**Task objective:**
Without including any pictures, write out the listing below exactly.
-=-=-=-=-
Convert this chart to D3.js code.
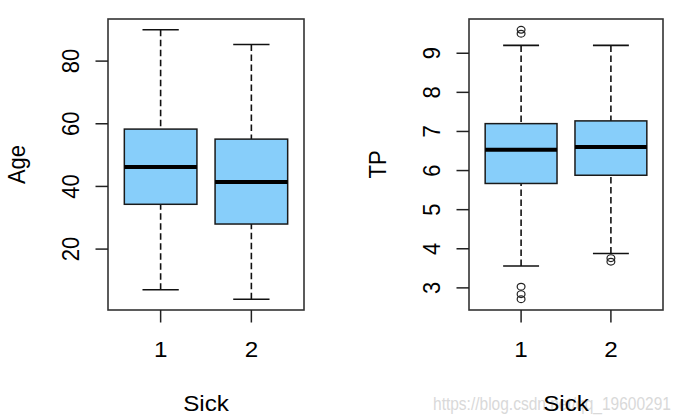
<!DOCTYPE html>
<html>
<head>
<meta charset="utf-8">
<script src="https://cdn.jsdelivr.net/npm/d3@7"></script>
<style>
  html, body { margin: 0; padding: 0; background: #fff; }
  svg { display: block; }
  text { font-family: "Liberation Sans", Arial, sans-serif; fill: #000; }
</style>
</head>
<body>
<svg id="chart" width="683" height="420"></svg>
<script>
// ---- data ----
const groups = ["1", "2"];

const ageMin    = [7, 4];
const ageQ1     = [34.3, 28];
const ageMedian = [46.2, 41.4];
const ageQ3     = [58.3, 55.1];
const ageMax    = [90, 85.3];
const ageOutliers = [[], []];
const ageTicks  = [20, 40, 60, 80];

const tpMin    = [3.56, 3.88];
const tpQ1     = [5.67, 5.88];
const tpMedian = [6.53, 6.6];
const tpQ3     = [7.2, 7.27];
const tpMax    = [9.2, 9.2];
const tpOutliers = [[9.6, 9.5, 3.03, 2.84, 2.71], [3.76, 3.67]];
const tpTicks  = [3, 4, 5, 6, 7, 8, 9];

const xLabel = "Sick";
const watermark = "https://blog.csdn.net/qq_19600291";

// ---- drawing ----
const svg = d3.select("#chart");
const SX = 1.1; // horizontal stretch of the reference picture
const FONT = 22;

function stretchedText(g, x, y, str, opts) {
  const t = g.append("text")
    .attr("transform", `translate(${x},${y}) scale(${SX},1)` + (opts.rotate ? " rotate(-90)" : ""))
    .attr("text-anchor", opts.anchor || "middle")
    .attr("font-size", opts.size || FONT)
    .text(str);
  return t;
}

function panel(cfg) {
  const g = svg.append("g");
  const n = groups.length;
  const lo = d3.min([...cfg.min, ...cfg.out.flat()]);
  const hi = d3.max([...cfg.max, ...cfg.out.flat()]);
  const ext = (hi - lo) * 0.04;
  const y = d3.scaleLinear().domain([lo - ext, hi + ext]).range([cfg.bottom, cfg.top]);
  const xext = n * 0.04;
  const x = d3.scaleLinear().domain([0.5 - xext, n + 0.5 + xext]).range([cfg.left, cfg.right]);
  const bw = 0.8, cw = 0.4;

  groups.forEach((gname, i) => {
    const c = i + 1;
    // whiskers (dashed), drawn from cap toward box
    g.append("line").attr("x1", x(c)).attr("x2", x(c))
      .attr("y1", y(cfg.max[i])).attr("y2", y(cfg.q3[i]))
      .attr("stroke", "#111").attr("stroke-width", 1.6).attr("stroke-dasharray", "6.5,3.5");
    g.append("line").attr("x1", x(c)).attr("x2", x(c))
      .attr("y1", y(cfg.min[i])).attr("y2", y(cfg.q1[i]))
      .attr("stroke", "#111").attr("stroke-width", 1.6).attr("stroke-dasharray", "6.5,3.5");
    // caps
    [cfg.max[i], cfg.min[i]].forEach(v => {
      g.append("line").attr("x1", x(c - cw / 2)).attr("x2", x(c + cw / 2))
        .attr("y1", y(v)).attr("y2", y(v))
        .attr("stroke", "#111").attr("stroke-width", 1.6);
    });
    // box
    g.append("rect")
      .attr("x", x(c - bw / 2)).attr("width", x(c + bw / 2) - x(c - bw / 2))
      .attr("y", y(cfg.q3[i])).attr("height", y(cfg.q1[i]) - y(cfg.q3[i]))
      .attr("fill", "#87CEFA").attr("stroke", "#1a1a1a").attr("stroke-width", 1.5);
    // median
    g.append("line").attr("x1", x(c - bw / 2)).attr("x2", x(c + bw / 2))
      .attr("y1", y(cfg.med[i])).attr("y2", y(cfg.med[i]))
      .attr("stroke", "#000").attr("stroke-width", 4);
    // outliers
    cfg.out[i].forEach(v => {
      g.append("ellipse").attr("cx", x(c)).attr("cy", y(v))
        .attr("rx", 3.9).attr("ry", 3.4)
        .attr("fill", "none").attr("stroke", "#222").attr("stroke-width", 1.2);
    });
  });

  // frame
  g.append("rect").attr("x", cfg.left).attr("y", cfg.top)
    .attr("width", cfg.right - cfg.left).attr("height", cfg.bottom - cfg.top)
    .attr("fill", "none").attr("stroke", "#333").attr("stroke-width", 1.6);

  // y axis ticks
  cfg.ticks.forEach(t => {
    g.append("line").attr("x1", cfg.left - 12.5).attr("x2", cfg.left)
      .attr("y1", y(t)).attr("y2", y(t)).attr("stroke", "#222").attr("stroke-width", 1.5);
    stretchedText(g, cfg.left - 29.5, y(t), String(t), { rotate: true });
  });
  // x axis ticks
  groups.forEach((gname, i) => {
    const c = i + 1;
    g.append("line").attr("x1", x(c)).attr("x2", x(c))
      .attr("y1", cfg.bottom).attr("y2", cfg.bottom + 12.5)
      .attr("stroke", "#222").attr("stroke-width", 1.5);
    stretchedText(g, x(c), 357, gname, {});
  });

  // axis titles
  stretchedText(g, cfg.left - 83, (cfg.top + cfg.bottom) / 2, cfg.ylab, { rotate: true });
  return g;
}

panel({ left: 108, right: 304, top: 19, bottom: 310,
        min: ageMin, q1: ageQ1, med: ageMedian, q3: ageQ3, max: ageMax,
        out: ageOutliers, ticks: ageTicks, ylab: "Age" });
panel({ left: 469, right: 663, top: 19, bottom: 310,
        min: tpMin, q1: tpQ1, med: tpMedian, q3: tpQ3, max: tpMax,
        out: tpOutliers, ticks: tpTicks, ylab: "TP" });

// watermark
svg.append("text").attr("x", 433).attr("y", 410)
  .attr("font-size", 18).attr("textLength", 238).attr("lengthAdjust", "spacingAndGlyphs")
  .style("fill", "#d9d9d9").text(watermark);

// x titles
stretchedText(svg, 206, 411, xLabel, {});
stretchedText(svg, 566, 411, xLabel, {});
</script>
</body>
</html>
-=-=-=-=-
**Exercise result:**
Convert this chart to D3.js code.
<!DOCTYPE html>
<html>
<head>
<meta charset="utf-8">
<script src="https://cdn.jsdelivr.net/npm/d3@7"></script>
<style>
  html, body { margin: 0; padding: 0; background: #fff; }
  svg { display: block; }
  text { font-family: "Liberation Sans", Arial, sans-serif; fill: #000; }
</style>
</head>
<body>
<svg id="chart" width="683" height="420"></svg>
<script>
// ---- data ----
const groups = ["1", "2"];

const ageMin    = [7, 4];
const ageQ1     = [34.3, 28];
const ageMedian = [46.2, 41.4];
const ageQ3     = [58.3, 55.1];
const ageMax    = [90, 85.3];
const ageOutliers = [[], []];
const ageTicks  = [20, 40, 60, 80];

const tpMin    = [3.56, 3.88];
const tpQ1     = [5.67, 5.88];
const tpMedian = [6.53, 6.6];
const tpQ3     = [7.2, 7.27];
const tpMax    = [9.2, 9.2];
const tpOutliers = [[9.6, 9.5, 3.03, 2.84, 2.71], [3.76, 3.67]];
const tpTicks  = [3, 4, 5, 6, 7, 8, 9];

const xLabel = "Sick";
const watermark = "https://blog.csdn.net/qq_19600291";

// ---- drawing ----
const svg = d3.select("#chart");
const SX = 1.1; // horizontal stretch of the reference picture
const FONT = 22;

function stretchedText(g, x, y, str, opts) {
  const t = g.append("text")
    .attr("transform", `translate(${x},${y}) scale(${SX},1)` + (opts.rotate ? " rotate(-90)" : ""))
    .attr("text-anchor", opts.anchor || "middle")
    .attr("font-size", opts.size || FONT)
    .text(str);
  return t;
}

function panel(cfg) {
  const g = svg.append("g");
  const n = groups.length;
  const lo = d3.min([...cfg.min, ...cfg.out.flat()]);
  const hi = d3.max([...cfg.max, ...cfg.out.flat()]);
  const ext = (hi - lo) * 0.04;
  const y = d3.scaleLinear().domain([lo - ext, hi + ext]).range([cfg.bottom, cfg.top]);
  const xext = n * 0.04;
  const x = d3.scaleLinear().domain([0.5 - xext, n + 0.5 + xext]).range([cfg.left, cfg.right]);
  const bw = 0.8, cw = 0.4;

  groups.forEach((gname, i) => {
    const c = i + 1;
    // whiskers (dashed), drawn from cap toward box
    g.append("line").attr("x1", x(c)).attr("x2", x(c))
      .attr("y1", y(cfg.max[i])).attr("y2", y(cfg.q3[i]))
      .attr("stroke", "#111").attr("stroke-width", 1.6).attr("stroke-dasharray", "6.5,3.5");
    g.append("line").attr("x1", x(c)).attr("x2", x(c))
      .attr("y1", y(cfg.min[i])).attr("y2", y(cfg.q1[i]))
      .attr("stroke", "#111").attr("stroke-width", 1.6).attr("stroke-dasharray", "6.5,3.5");
    // caps
    [cfg.max[i], cfg.min[i]].forEach(v => {
      g.append("line").attr("x1", x(c - cw / 2)).attr("x2", x(c + cw / 2))
        .attr("y1", y(v)).attr("y2", y(v))
        .attr("stroke", "#111").attr("stroke-width", 1.6);
    });
    // box
    g.append("rect")
      .attr("x", x(c - bw / 2)).attr("width", x(c + bw / 2) - x(c - bw / 2))
      .attr("y", y(cfg.q3[i])).attr("height", y(cfg.q1[i]) - y(cfg.q3[i]))
      .attr("fill", "#87CEFA").attr("stroke", "#1a1a1a").attr("stroke-width", 1.5);
    // median
    g.append("line").attr("x1", x(c - bw / 2)).attr("x2", x(c + bw / 2))
      .attr("y1", y(cfg.med[i])).attr("y2", y(cfg.med[i]))
      .attr("stroke", "#000").attr("stroke-width", 4);
    // outliers
    cfg.out[i].forEach(v => {
      g.append("ellipse").attr("cx", x(c)).attr("cy", y(v))
        .attr("rx", 3.9).attr("ry", 3.4)
        .attr("fill", "none").attr("stroke", "#222").attr("stroke-width", 1.2);
    });
  });

  // frame
  g.append("rect").attr("x", cfg.left).attr("y", cfg.top)
    .attr("width", cfg.right - cfg.left).attr("height", cfg.bottom - cfg.top)
    .attr("fill", "none").attr("stroke", "#333").attr("stroke-width", 1.6);

  // y axis ticks
  cfg.ticks.forEach(t => {
    g.append("line").attr("x1", cfg.left - 12.5).attr("x2", cfg.left)
      .attr("y1", y(t)).attr("y2", y(t)).attr("stroke", "#222").attr("stroke-width", 1.5);
    stretchedText(g, cfg.left - 29.5, y(t), String(t), { rotate: true });
  });
  // x axis ticks
  groups.forEach((gname, i) => {
    const c = i + 1;
    g.append("line").attr("x1", x(c)).attr("x2", x(c))
      .attr("y1", cfg.bottom).attr("y2", cfg.bottom + 12.5)
      .attr("stroke", "#222").attr("stroke-width", 1.5);
    stretchedText(g, x(c), 357, gname, {});
  });

  // axis titles
  stretchedText(g, cfg.left - 83, (cfg.top + cfg.bottom) / 2, cfg.ylab, { rotate: true });
  return g;
}

panel({ left: 108, right: 304, top: 19, bottom: 310,
        min: ageMin, q1: ageQ1, med: ageMedian, q3: ageQ3, max: ageMax,
        out: ageOutliers, ticks: ageTicks, ylab: "Age" });
panel({ left: 469, right: 663, top: 19, bottom: 310,
        min: tpMin, q1: tpQ1, med: tpMedian, q3: tpQ3, max: tpMax,
        out: tpOutliers, ticks: tpTicks, ylab: "TP" });

// watermark
svg.append("text").attr("x", 433).attr("y", 410)
  .attr("font-size", 18).attr("textLength", 238).attr("lengthAdjust", "spacingAndGlyphs")
  .style("fill", "#d9d9d9").text(watermark);

// x titles
stretchedText(svg, 206, 411, xLabel, {});
stretchedText(svg, 566, 411, xLabel, {});
</script>
</body>
</html>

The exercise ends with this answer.